══ Dataset entries ══

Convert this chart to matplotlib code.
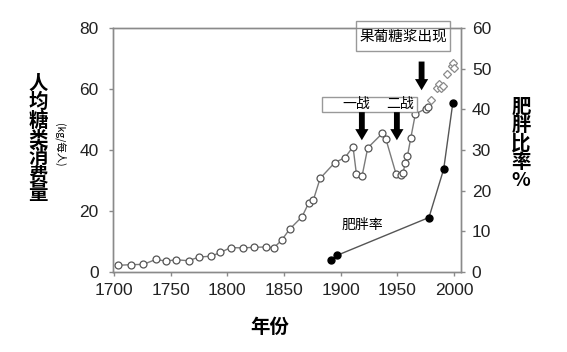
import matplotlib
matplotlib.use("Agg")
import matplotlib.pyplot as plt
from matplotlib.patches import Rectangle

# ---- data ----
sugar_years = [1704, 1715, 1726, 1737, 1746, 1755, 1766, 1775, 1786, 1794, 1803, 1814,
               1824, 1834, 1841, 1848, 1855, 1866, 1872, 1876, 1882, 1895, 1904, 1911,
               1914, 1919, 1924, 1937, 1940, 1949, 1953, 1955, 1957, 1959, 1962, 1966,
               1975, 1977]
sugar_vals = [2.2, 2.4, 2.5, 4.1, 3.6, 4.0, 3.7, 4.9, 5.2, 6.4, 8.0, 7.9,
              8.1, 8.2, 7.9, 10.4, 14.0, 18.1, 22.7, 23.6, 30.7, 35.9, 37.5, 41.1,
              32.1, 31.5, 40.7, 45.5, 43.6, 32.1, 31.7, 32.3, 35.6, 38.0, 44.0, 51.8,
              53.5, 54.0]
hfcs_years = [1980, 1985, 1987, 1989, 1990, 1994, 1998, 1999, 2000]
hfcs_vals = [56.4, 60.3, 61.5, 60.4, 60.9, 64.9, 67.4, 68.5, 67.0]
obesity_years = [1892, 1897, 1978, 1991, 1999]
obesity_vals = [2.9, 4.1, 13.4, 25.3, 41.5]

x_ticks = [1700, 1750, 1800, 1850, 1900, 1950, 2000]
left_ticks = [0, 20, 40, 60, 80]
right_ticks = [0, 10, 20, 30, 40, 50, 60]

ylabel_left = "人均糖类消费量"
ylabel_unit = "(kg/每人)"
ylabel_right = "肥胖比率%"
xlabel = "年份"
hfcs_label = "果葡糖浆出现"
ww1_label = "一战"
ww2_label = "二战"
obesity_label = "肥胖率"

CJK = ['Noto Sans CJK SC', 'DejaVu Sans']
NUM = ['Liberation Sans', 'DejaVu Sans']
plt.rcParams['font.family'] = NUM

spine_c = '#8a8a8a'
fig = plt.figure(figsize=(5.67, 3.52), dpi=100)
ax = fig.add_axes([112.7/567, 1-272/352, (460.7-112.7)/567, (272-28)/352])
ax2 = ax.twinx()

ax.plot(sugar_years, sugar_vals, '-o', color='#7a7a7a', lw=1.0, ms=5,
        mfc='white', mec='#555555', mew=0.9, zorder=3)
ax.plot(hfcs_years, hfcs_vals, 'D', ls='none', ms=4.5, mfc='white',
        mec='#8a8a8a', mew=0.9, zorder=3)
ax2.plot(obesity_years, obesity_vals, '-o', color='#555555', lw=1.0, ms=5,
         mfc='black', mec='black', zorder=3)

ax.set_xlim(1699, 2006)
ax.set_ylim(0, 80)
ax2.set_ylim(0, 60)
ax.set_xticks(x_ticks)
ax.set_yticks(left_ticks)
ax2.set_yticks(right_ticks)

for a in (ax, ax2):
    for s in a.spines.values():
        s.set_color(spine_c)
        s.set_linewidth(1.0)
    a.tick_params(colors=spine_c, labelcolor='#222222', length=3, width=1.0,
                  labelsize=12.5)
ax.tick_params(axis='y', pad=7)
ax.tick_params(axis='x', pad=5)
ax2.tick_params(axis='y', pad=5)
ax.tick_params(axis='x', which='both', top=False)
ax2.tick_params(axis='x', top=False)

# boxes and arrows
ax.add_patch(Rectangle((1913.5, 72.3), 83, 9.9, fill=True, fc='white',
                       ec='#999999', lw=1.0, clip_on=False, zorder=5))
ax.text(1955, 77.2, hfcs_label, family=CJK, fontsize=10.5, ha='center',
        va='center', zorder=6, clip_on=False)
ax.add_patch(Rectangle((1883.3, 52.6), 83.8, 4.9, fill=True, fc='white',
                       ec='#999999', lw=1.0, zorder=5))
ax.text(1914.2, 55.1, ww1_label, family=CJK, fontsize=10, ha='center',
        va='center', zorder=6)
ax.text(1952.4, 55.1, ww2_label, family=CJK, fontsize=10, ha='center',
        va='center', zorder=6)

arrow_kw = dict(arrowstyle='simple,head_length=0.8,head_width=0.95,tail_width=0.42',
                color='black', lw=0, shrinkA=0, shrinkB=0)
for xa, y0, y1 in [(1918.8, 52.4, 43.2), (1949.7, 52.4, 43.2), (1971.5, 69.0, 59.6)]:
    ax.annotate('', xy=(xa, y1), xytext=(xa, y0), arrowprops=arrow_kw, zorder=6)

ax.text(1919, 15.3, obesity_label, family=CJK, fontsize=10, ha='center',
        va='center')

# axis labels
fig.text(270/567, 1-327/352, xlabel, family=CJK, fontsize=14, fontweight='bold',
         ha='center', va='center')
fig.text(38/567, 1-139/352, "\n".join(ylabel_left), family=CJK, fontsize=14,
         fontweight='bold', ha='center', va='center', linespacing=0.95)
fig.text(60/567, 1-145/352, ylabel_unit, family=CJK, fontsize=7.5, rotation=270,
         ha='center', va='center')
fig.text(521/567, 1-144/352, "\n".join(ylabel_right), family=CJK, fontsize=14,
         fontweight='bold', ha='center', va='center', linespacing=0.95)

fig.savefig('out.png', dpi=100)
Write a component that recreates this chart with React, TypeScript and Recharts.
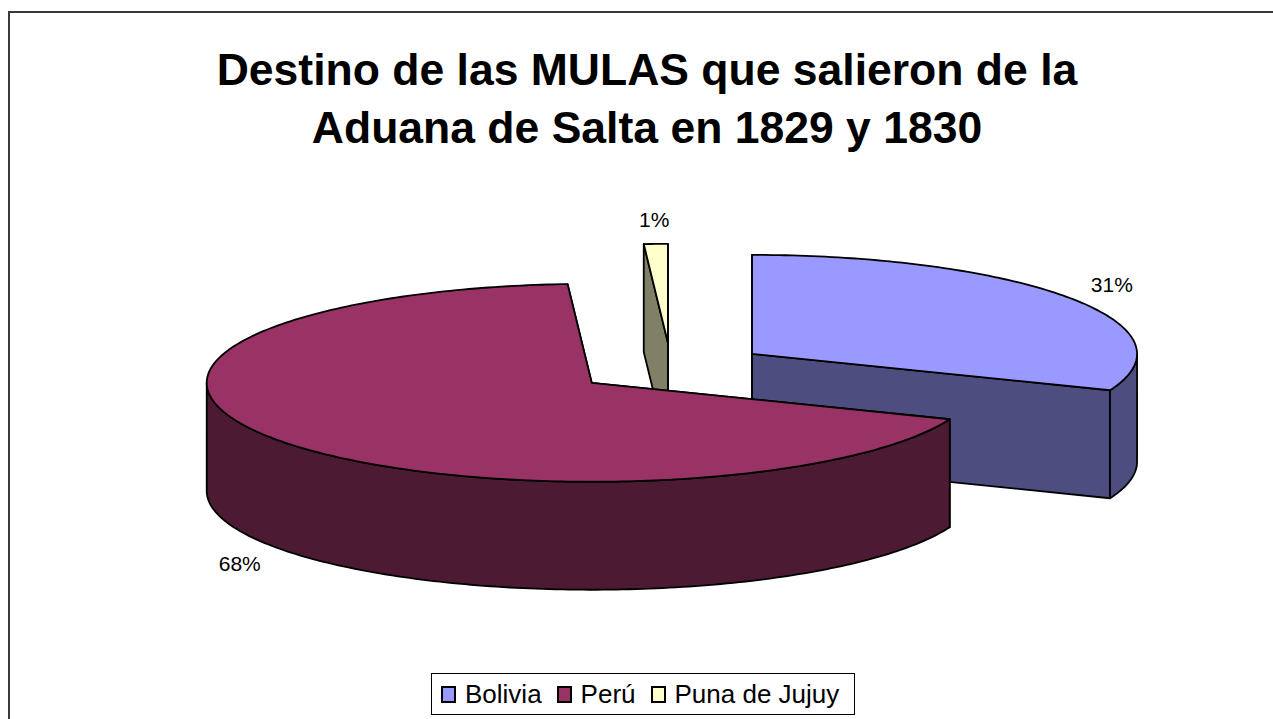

═══

# Problem details
Restate each line from the start of the listing through the line bearing "right_ticks = [0, 10, 20, 30, 40, 50, 60]" word for word. Drop the pictures.

# Result for this task
Convert this chart to matplotlib code.
import matplotlib
matplotlib.use("Agg")
import matplotlib.pyplot as plt
from matplotlib.patches import Rectangle

# ---- data ----
sugar_years = [1704, 1715, 1726, 1737, 1746, 1755, 1766, 1775, 1786, 1794, 1803, 1814,
               1824, 1834, 1841, 1848, 1855, 1866, 1872, 1876, 1882, 1895, 1904, 1911,
               1914, 1919, 1924, 1937, 1940, 1949, 1953, 1955, 1957, 1959, 1962, 1966,
               1975, 1977]
sugar_vals = [2.2, 2.4, 2.5, 4.1, 3.6, 4.0, 3.7, 4.9, 5.2, 6.4, 8.0, 7.9,
              8.1, 8.2, 7.9, 10.4, 14.0, 18.1, 22.7, 23.6, 30.7, 35.9, 37.5, 41.1,
              32.1, 31.5, 40.7, 45.5, 43.6, 32.1, 31.7, 32.3, 35.6, 38.0, 44.0, 51.8,
              53.5, 54.0]
hfcs_years = [1980, 1985, 1987, 1989, 1990, 1994, 1998, 1999, 2000]
hfcs_vals = [56.4, 60.3, 61.5, 60.4, 60.9, 64.9, 67.4, 68.5, 67.0]
obesity_years = [1892, 1897, 1978, 1991, 1999]
obesity_vals = [2.9, 4.1, 13.4, 25.3, 41.5]

x_ticks = [1700, 1750, 1800, 1850, 1900, 1950, 2000]
left_ticks = [0, 20, 40, 60, 80]
right_ticks = [0, 10, 20, 30, 40, 50, 60]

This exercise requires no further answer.